RAW DATA start

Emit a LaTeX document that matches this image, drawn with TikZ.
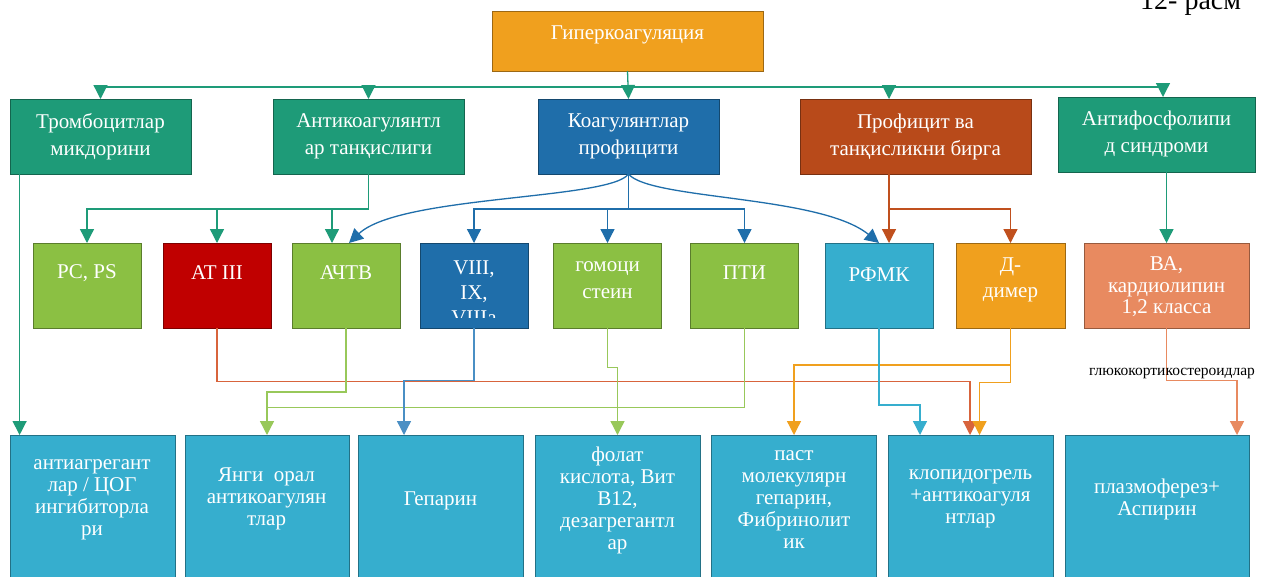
\documentclass[tikz,border=0pt]{standalone}
\usepackage{fontspec}
\setmainfont{Liberation Serif}
\usetikzlibrary{arrows.meta,calc}
\definecolor{cOrange}{HTML}{F0A01E}
\definecolor{cTeal}{HTML}{1E9B78}
\definecolor{cBlue}{HTML}{1F6EAA}
\definecolor{cRust}{HTML}{B84A1A}
\definecolor{cLGreen}{HTML}{8BC043}
\definecolor{cRed}{HTML}{C00000}
\definecolor{cCyan}{HTML}{36AECE}
\definecolor{cSalmon}{HTML}{E88A60}
\definecolor{lAt}{HTML}{D8643C}
\definecolor{lSteel}{HTML}{4A8FC4}
\definecolor{lGreen}{HTML}{98C85A}
\definecolor{lRust}{HTML}{C0501E}
\begin{document}
\begin{tikzpicture}[x=1pt,y=-1pt,
  box/.style={draw=#1!65!black, fill=#1, line width=0.9pt, inner sep=0pt, outer sep=0pt, anchor=north west},
  txt/.style={text=white, align=center, inner sep=0pt, font=\fontsize{21}{27}\selectfont},
  txtb/.style={text=white, align=center, inner sep=0pt, font=\fontsize{21}{22}\selectfont},
  con/.style={draw=#1, line width=1.3pt, -{Triangle[width=14pt,length=14pt]}, color=#1},
  ln/.style={draw=#1, line width=1.3pt}
]
\fill[white] (0,0) rectangle (1266,576);
\useasboundingbox (0,0) rectangle (1266,576);

% caption fragment (cut by the top edge, as in the reference)
\node[anchor=base west, inner sep=0pt, font=\fontsize{28}{30}\selectfont] (cap) at (1140,9) {12- расм};

% level coordinates
\coordinate (hbar) at (0,87);
\coordinate (bus) at (0,209);

% top
\node[box=cOrange, minimum width=271pt, minimum height=60pt] (hyper) at (492,11) {};
\node[txt] (hyper-t) at (627.5,35) {Гиперкоагуляция};

% row 1
\node[box=cTeal, minimum width=181pt, minimum height=75pt] (trom) at (10,99) {};
\node[txt] (trom-t) at (100.5,136.5) {Тромбоцитлар\\микдорини};
\node[box=cTeal, minimum width=191pt, minimum height=75pt] (anti) at (273,99) {};
\node[txt] (anti-t) at (368.5,136.5) {Антикоагулянтл\\ар танқислиги};
\node[box=cBlue, minimum width=181pt, minimum height=75pt] (coag) at (538,99) {};
\node[txt] (coag-t) at (628.5,136.5) {Коагулянтлар\\профицити};
\node[box=cRust, minimum width=231pt, minimum height=75pt] (prof) at (800,99) {};
\node[txt] (prof-t) at (915.5,136.5) {Профицит ва\\танқисликни бирга};
\node[box=cTeal, minimum width=197pt, minimum height=75pt] (aps) at (1058,97) {};
\node[txt] (aps-t) at (1156.5,134) {Антифосфолипи\\д синдроми};

% row 2
\node[box=cLGreen, minimum width=108pt, minimum height=85pt] (pcps) at (33,243) {};
\node[txt] (pcps-t) at (87,273) {PC, PS};
\node[box=cRed, minimum width=108pt, minimum height=85pt] (at) at (163,243) {};
\node[txt] (at-t) at (217,273) {AT III};
\node[box=cLGreen, minimum width=108pt, minimum height=85pt] (achtv) at (292,243) {};
\node[txt] (achtv-t) at (346,273) {АЧТВ};
\node[box=cBlue, minimum width=108pt, minimum height=85pt] (viii) at (420,243) {};
\begin{scope}
\clip (420,243) rectangle (528,317);
\node[txt, font=\fontsize{21}{25}\selectfont] (viii-t) at (474,293) {VIII,\\IX,\\VIIIa};
\end{scope}
\node[box=cLGreen, minimum width=108pt, minimum height=85pt] (homo) at (553.5,243) {};
\node[txt] (homo-t) at (607.5,280.5) {гомоци\\стеин};
\node[box=cLGreen, minimum width=108pt, minimum height=85pt] (pti) at (690.5,243) {};
\node[txt] (pti-t) at (744.5,273) {ПТИ};
\node[box=cCyan, minimum width=108pt, minimum height=85pt] (rfmk) at (825,243) {};
\node[txt] (rfmk-t) at (879,275) {РФМК};
\node[box=cOrange, minimum width=109pt, minimum height=85pt] (dd) at (956,243) {};
\node[txt, font=\fontsize{21}{26}\selectfont] (dd-t) at (1010.5,280) {Д-\\димер};
\node[box=cSalmon, minimum width=165pt, minimum height=85pt] (ba) at (1084,243) {};
\node[txt, font=\fontsize{21}{21.7}\selectfont] (ba-t) at (1166.5,286.7) {ВА,\\кардиолипин\\1,2 класса};

% row 3
\node[box=cCyan, minimum width=165pt, minimum height=160pt] (aag) at (10,435) {};
\node[txtb] (aag-t) at (92,500) {антиагрегант\\лар / ЦОГ\\ингибиторла\\ри};
\node[box=cCyan, minimum width=164pt, minimum height=160pt] (yangi) at (185,435) {};
\node[txtb] (yangi-t) at (266.5,499) {Янги\ \ орал\\антикоагулян\\тлар};
\node[box=cCyan, minimum width=165pt, minimum height=160pt] (hep) at (358,435) {};
\node[txtb] (hep-t) at (440.5,501) {Гепарин};
\node[box=cCyan, minimum width=165pt, minimum height=160pt] (folat) at (535,435) {};
\node[txtb] (folat-t) at (617.5,500) {фолат\\кислота, Вит\\B12,\\дезагрегантл\\ар};
\node[box=cCyan, minimum width=165pt, minimum height=160pt] (past) at (711.5,435) {};
\node[txtb] (past-t) at (794,500) {паст\\молекулярн\\гепарин,\\Фибринолит\\ик};
\node[box=cCyan, minimum width=165pt, minimum height=160pt] (klop) at (888,435) {};
\node[txtb] (klop-t) at (970.5,499) {клопидогрель\\+антикоагуля\\нтлар};
\node[box=cCyan, minimum width=184pt, minimum height=160pt] (plaz) at (1065,435) {};
\node[txtb] (plaz-t) at (1157,499) {плазмоферез+\\Аспирин};

% connector end coordinates
\coordinate (profIn) at (889,99);
\coordinate (apsIn) at (1163,97);
\coordinate (tromOut) at (19.6,174);
\coordinate (achtvT) at (332,243);
\coordinate (achtvB) at (349,243);
\coordinate (profOut) at (889,174);
\coordinate (hepIn) at (404,435);
\coordinate (klopA) at (970,435);
\coordinate (klopD) at (979.5,435);
\coordinate (klopR) at (920,435);
\coordinate (plazIn) at (1237,435);

% top level connectors
\draw[con=cTeal] (hyper.south) -- (coag.north);
\draw[con=cTeal] (hyper.south |- hbar) -| (trom.north);
\draw[con=cTeal] (hyper.south |- hbar) -| (anti.north);
\draw[con=cTeal] (hyper.south |- hbar) -| (profIn);
\draw[con=cTeal] (hyper.south |- hbar) -| (apsIn);

% row1 -> row2
\draw[con=cTeal] (tromOut) -- (tromOut |- aag.north);
\draw[con=cTeal] (anti.south) |- (pcps.north |- bus) -- (pcps.north);
\draw[con=cTeal] (anti.south |- bus) -| (at.north);
\draw[con=cTeal] (anti.south |- bus) -| (achtvT);
\draw[con=cBlue] (coag.south) |- (viii.north |- bus) -- (viii.north);
\draw[con=cBlue] (coag.south |- bus) -| (homo.north);
\draw[con=cBlue] (coag.south |- bus) -| (pti.north);
\draw[con=cBlue] (coag.south) .. controls (610,200) and (400,195) .. (achtvB);
\draw[con=cBlue] (coag.south) .. controls (650,200) and (820,195) .. (rfmk.north);
\draw[con=lRust] (profOut) -- (profOut |- rfmk.north);
\draw[con=lRust] (profOut |- bus) -| (dd.north);
\draw[con=cTeal] (ba.north |- aps.south) -- (ba.north);

% row2 -> row3
\draw[con=lAt] (at.south) |- (0,381.7 -| klopA) -- (klopA);
\draw[con=lGreen] (achtv.south) |- (0,392 -| yangi.north) -- (yangi.north);
\draw[ln=lGreen] (pti.south) |- (0,407.7 -| yangi.north) -- (0,392 -| yangi.north);
\draw[con=lSteel] (viii.south) |- (0,380.7 -| hepIn) -- (hepIn);
\draw[con=lGreen] (homo.south) |- (0,367.7 -| folat.north) -- (folat.north);
\draw[con=cOrange] (dd.south) |- (0,365 -| past.north) -- (past.north);
\draw[con=cOrange] (dd.south) |- (0,382.3 -| klopD) -- (klopD);
\draw[con=cCyan] (rfmk.south) |- (0,405 -| klopR) -- (klopR);
\draw[con=cSalmon] (ba.south) |- (0,380.7 -| plazIn) -- (plazIn);

\node[inner sep=0pt, font=\fontsize{15.5}{17}\selectfont] (gluco) at (1172,373) {глюкокортикостероидлар};
\end{tikzpicture}
\end{document}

RAW DATA end

**STATED TASK:** Your task is to reproduce exactly the lines from the start of the data above through the line containing "(hyper-t) at (627.5,35)", leaving every picture out.

**THE SOLUTION:**
Emit a LaTeX document that matches this image, drawn with TikZ.
\documentclass[tikz,border=0pt]{standalone}
\usepackage{fontspec}
\setmainfont{Liberation Serif}
\usetikzlibrary{arrows.meta,calc}
\definecolor{cOrange}{HTML}{F0A01E}
\definecolor{cTeal}{HTML}{1E9B78}
\definecolor{cBlue}{HTML}{1F6EAA}
\definecolor{cRust}{HTML}{B84A1A}
\definecolor{cLGreen}{HTML}{8BC043}
\definecolor{cRed}{HTML}{C00000}
\definecolor{cCyan}{HTML}{36AECE}
\definecolor{cSalmon}{HTML}{E88A60}
\definecolor{lAt}{HTML}{D8643C}
\definecolor{lSteel}{HTML}{4A8FC4}
\definecolor{lGreen}{HTML}{98C85A}
\definecolor{lRust}{HTML}{C0501E}
\begin{document}
\begin{tikzpicture}[x=1pt,y=-1pt,
  box/.style={draw=#1!65!black, fill=#1, line width=0.9pt, inner sep=0pt, outer sep=0pt, anchor=north west},
  txt/.style={text=white, align=center, inner sep=0pt, font=\fontsize{21}{27}\selectfont},
  txtb/.style={text=white, align=center, inner sep=0pt, font=\fontsize{21}{22}\selectfont},
  con/.style={draw=#1, line width=1.3pt, -{Triangle[width=14pt,length=14pt]}, color=#1},
  ln/.style={draw=#1, line width=1.3pt}
]
\fill[white] (0,0) rectangle (1266,576);
\useasboundingbox (0,0) rectangle (1266,576);

% caption fragment (cut by the top edge, as in the reference)
\node[anchor=base west, inner sep=0pt, font=\fontsize{28}{30}\selectfont] (cap) at (1140,9) {12- расм};

% level coordinates
\coordinate (hbar) at (0,87);
\coordinate (bus) at (0,209);

% top
\node[box=cOrange, minimum width=271pt, minimum height=60pt] (hyper) at (492,11) {};
\node[txt] (hyper-t) at (627.5,35) {Гиперкоагуляция};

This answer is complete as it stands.